See, the problem with revenge is that it doesn’t change the nature of abusive relationships, it simply swaps the identity of the victim. Imagine for a moment that the civil rights movement adopted the aim of usurping the control of white America. In such a situation, black Americans would no longer be abused, but abuse itself would not cease. True transformation requires a different course of action, one defined by the aim of mutual submission.
During this season of Lent, when we consider what it takes to join Christ on his journey to Golgotha, we would do well to study the work of Richard Wagamese and the civil rights movement. All three — Christ, Wagamese, the civil rights movement — avoid adopting an abusive posture, but rather expose injustice and work for change using a different means. In Ephesians, we read, “Follow God’s example, therefore, as dearly loved children and walk in the way of love, just as Christ loved us and gave himself up for us as a fragrant offering and sacrifice to God… (5 1-2) “be filled with the Spirit… [by submitting] to one another out of reverence for Christ (5 18b & 21).
So walk in wisdom; avoid participating in injustice but rather break its cycle, expose it, and be transformed through submitting to one another:
“Wake up, sleeper,
rise from the dead,
and Christ will shine on you” (5 14b).
*The theme of mutual submission runs throughout the entire book of Ephesians.

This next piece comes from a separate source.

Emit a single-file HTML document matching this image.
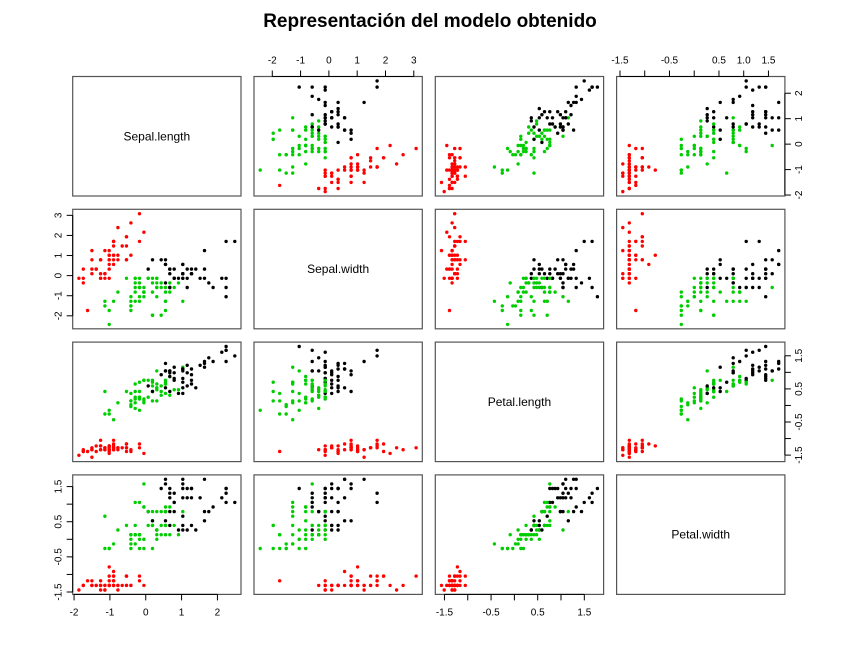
<!DOCTYPE html>
<html><head><meta charset="utf-8"><style>
body{margin:0;background:#fff;}
svg text{font-family:"Liberation Sans",sans-serif;fill:#000;}
</style></head><body>
<svg id="s" width="846" height="657" xmlns="http://www.w3.org/2000/svg">
<text x="430" y="27" font-size="19" font-weight="bold" text-anchor="middle">Representación del modelo obtenido</text>
</svg>
<script>
var raw="5.1,3.5,1.4,0.2;4.9,3.0,1.4,0.2;4.7,3.2,1.3,0.2;4.6,3.1,1.5,0.2;5.0,3.6,1.4,0.2;5.4,3.9,1.7,0.4;4.6,3.4,1.4,0.3;5.0,3.4,1.5,0.2;4.4,2.9,1.4,0.2;4.9,3.1,1.5,0.1;5.4,3.7,1.5,0.2;4.8,3.4,1.6,0.2;4.8,3.0,1.4,0.1;4.3,3.0,1.1,0.1;5.8,4.0,1.2,0.2;5.7,4.4,1.5,0.4;5.4,3.9,1.3,0.4;5.1,3.5,1.4,0.3;5.7,3.8,1.7,0.3;5.1,3.8,1.5,0.3;5.4,3.4,1.7,0.2;5.1,3.7,1.5,0.4;4.6,3.6,1.0,0.2;5.1,3.3,1.7,0.5;4.8,3.4,1.9,0.2;5.0,3.0,1.6,0.2;5.0,3.4,1.6,0.4;5.2,3.5,1.5,0.2;5.2,3.4,1.4,0.2;4.7,3.2,1.6,0.2;4.8,3.1,1.6,0.2;5.4,3.4,1.5,0.4;5.2,4.1,1.5,0.1;5.5,4.2,1.4,0.2;4.9,3.1,1.5,0.2;5.0,3.2,1.2,0.2;5.5,3.5,1.3,0.2;4.9,3.6,1.4,0.1;4.4,3.0,1.3,0.2;5.1,3.4,1.5,0.2;5.0,3.5,1.3,0.3;4.5,2.3,1.3,0.3;4.4,3.2,1.3,0.2;5.0,3.5,1.6,0.6;5.1,3.8,1.9,0.4;4.8,3.0,1.4,0.3;5.1,3.8,1.6,0.2;4.6,3.2,1.4,0.2;5.3,3.7,1.5,0.2;5.0,3.3,1.4,0.2;"+
"7.0,3.2,4.7,1.4;6.4,3.2,4.5,1.5;6.9,3.1,4.9,1.5;5.5,2.3,4.0,1.3;6.5,2.8,4.6,1.5;5.7,2.8,4.5,1.3;6.3,3.3,4.7,1.6;4.9,2.4,3.3,1.0;6.6,2.9,4.6,1.3;5.2,2.7,3.9,1.4;5.0,2.0,3.5,1.0;5.9,3.0,4.2,1.5;6.0,2.2,4.0,1.0;6.1,2.9,4.7,1.4;5.6,2.9,3.6,1.3;6.7,3.1,4.4,1.4;5.6,3.0,4.5,1.5;5.8,2.7,4.1,1.0;6.2,2.2,4.5,1.5;5.6,2.5,3.9,1.1;5.9,3.2,4.8,1.8;6.1,2.8,4.0,1.3;6.3,2.5,4.9,1.5;6.1,2.8,4.7,1.2;6.4,2.9,4.3,1.3;6.6,3.0,4.4,1.4;6.8,2.8,4.8,1.4;6.7,3.0,5.0,1.7;6.0,2.9,4.5,1.5;5.7,2.6,3.5,1.0;5.5,2.4,3.8,1.1;5.5,2.4,3.7,1.0;5.8,2.7,3.9,1.2;6.0,2.7,5.1,1.6;5.4,3.0,4.5,1.5;6.0,3.4,4.5,1.6;6.7,3.1,4.7,1.5;6.3,2.3,4.4,1.3;5.6,3.0,4.1,1.3;5.5,2.5,4.0,1.3;5.5,2.6,4.4,1.2;6.1,3.0,4.6,1.4;5.8,2.6,4.0,1.2;5.0,2.3,3.3,1.0;5.6,2.7,4.2,1.3;5.7,3.0,4.2,1.2;5.7,2.9,4.2,1.3;6.2,2.9,4.3,1.3;5.1,2.5,3.0,1.1;5.7,2.8,4.1,1.3;"+
"6.3,3.3,6.0,2.5;5.8,2.7,5.1,1.9;7.1,3.0,5.9,2.1;6.3,2.9,5.6,1.8;6.5,3.0,5.8,2.2;7.6,3.0,6.6,2.1;4.9,2.5,4.5,1.7;7.3,2.9,6.3,1.8;6.7,2.5,5.8,1.8;7.2,3.6,6.1,2.5;6.5,3.2,5.1,2.0;6.4,2.7,5.3,1.9;6.8,3.0,5.5,2.1;5.7,2.5,5.0,2.0;5.8,2.8,5.1,2.4;6.4,3.2,5.3,2.3;6.5,3.0,5.5,1.8;7.7,3.8,6.7,2.2;7.7,2.6,6.9,2.3;6.0,2.2,5.0,1.5;6.9,3.2,5.7,2.3;5.6,2.8,4.9,2.0;7.7,2.8,6.7,2.0;6.3,2.7,4.9,1.8;6.7,3.3,5.7,2.1;7.2,3.2,6.0,1.8;6.2,2.8,4.8,1.8;6.1,3.0,4.9,1.8;6.4,2.8,5.6,2.1;7.2,3.0,5.8,1.6;7.4,2.8,6.1,1.9;7.9,3.8,6.4,2.0;6.4,2.8,5.6,2.2;6.3,2.8,5.1,1.5;6.1,2.6,5.6,1.4;7.7,3.0,6.1,2.3;6.3,3.4,5.6,2.4;6.4,3.1,5.5,1.8;6.0,3.0,4.8,1.8;6.9,3.1,5.4,2.1;6.7,3.1,5.6,2.4;6.9,3.1,5.1,2.3;5.8,2.7,5.1,1.9;6.8,3.2,5.9,2.3;6.7,3.3,5.7,2.5;6.7,3.0,5.2,2.3;6.3,2.5,5.0,1.9;6.5,3.0,5.2,2.0;6.2,3.4,5.4,2.3;5.9,3.0,5.1,1.8";
var D=raw.split(";").map(function(r){return r.split(",").map(Number)});
var n=D.length;
for(var j=0;j<4;j++){var m=0;for(var i=0;i<n;i++)m+=D[i][j];m/=n;var v=0;for(i=0;i<n;i++)v+=(D[i][j]-m)*(D[i][j]-m);var sd=Math.sqrt(v/(n-1));for(i=0;i<n;i++)D[i][j]=(D[i][j]-m)/sd;}
// kmeans
var C=[D[0].slice(),D[50].slice(),D[100].slice()],cl=new Array(n);
for(var it=0;it<50;it++){for(i=0;i<n;i++){var b=0,bd=1e9;for(var k=0;k<3;k++){var d=0;for(j=0;j<4;j++)d+=Math.pow(D[i][j]-C[k][j],2);if(d<bd){bd=d;b=k;}}cl[i]=b;}
for(k=0;k<3;k++){var s=[0,0,0,0],c=0;for(i=0;i<n;i++)if(cl[i]==k){c++;for(j=0;j<4;j++)s[j]+=D[i][j];}if(c)for(j=0;j<4;j++)C[k][j]=s[j]/c;}}
var ord=[0,1,2].sort(function(a,b){return C[a][2]-C[b][2]});
var col={};col[ord[0]]="#ff0000";col[ord[1]]="#00cd00";col[ord[2]]="#000000";
var rng=[];for(j=0;j<4;j++){var mn=1e9,mx=-1e9;for(i=0;i<n;i++){mn=Math.min(mn,D[i][j]);mx=Math.max(mx,D[i][j]);}var e=(mx-mn)*0.04;rng.push([mn-e,mx+e]);}
var X0=72.7,W=168.3,PX=181.3,Y0=76.5,H=119.5,PY=132.8;
var out="";
function px(c,v){return X0+c*PX+(v-rng[c][0])/(rng[c][1]-rng[c][0])*W}
function py(r,v){return Y0+r*PY+H-(v-rng[r][0])/(rng[r][1]-rng[r][0])*H}
var names=["Sepal.length","Sepal.width","Petal.length","Petal.width"];
for(var r=0;r<4;r++)for(var c=0;c<4;c++){
 var x=X0+c*PX,y=Y0+r*PY;
 out+='<rect x="'+x+'" y="'+y+'" width="'+W+'" height="'+H+'" fill="none" stroke="#555" stroke-width="1.2"/>';
 if(r==c){out+='<text x="'+(x+W/2)+'" y="'+(y+H/2+4)+'" font-size="12" text-anchor="middle">'+names[r]+'</text>';continue;}
 for(i=0;i<n;i++)out+='<circle cx="'+px(c,D[i][c]).toFixed(1)+'" cy="'+py(r,D[i][r]).toFixed(1)+'" r="1.7" fill="'+col[cl[i]]+'"/>';
}
var T=[{t:[-2,-1,0,1,2],l:[-2,-1,0,1,2]},{t:[-2,-1,0,1,2,3],l:[-2,-1,0,1,2,3]},{t:[-1.5,-1,-0.5,0,0.5,1,1.5],l:["-1.5",null,"-0.5",null,"0.5",null,"1.5"]},{t:[-1.5,-1,-0.5,0,0.5,1,1.5],l:["-1.5",null,"-0.5",null,"0.5","1.0","1.5"]}];
var T4L=["-1.5",null,"-0.5",null,"0.5",null,"1.5"];
// x axes: col0,2 bottom; col1,3 top
for(c=0;c<4;c++){var bottom=(c%2==0);var yb=bottom?Y0+3*PY+H:Y0;var dir=bottom?1:-1;
 var t=T[c].t,xs=[];for(var q=0;q<t.length;q++)xs.push(px(c,t[q]));
 out+='<line x1="'+xs[0]+'" x2="'+xs[xs.length-1]+'" y1="'+yb+'" y2="'+yb+'" stroke="#000"/>';
 for(q=0;q<t.length;q++){out+='<line x1="'+xs[q]+'" x2="'+xs[q]+'" y1="'+yb+'" y2="'+(yb+dir*6)+'" stroke="#000"/>';
  var lb=T[c].l[q];if(lb!==null)out+='<text x="'+xs[q]+'" y="'+(bottom?yb+21:yb-13)+'" font-size="10" text-anchor="middle">'+lb+'</text>';}
}
// y axes: row0,2 right; row1,3 left
for(r=0;r<4;r++){var right=(r%2==0);var xb=right?X0+3*PX+W:X0;var dir=right?1:-1;
 var t=T[r].t,ys=[];for(var q=0;q<t.length;q++)ys.push(py(r,t[q]));
 var L=(r==3)?T4L:T[r].l;
 out+='<line y1="'+ys[0]+'" y2="'+ys[ys.length-1]+'" x1="'+xb+'" x2="'+xb+'" stroke="#000"/>';
 for(q=0;q<t.length;q++){out+='<line y1="'+ys[q]+'" y2="'+ys[q]+'" x1="'+xb+'" x2="'+(xb+dir*6)+'" stroke="#000"/>';
  var lb=L[q];if(lb!==null){var tx=right?xb+17:xb-11;out+='<text transform="translate('+tx+','+ys[q]+') rotate(-90)" font-size="10" text-anchor="middle">'+lb+'</text>';}}
}
document.getElementById("s").insertAdjacentHTML("beforeend",out);
</script>
</body></html>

Here in chapter 5 mutual submission is addressed extensively in the section that follows the above quote where we learn about how wives and husbands, children and parents, and slaves and masters are to relate to one another. This section begins with the infamous line, “wives submit to your husbands…” (5:22a) Although I’m not convinced that the hierarchical character of this section can ever be fully displayed, I do believe that many forget that the household code is an attempt to expand on the nature of mutual submission. Unfortunately, addressing this controversy adequately requires more room than this blog post allows.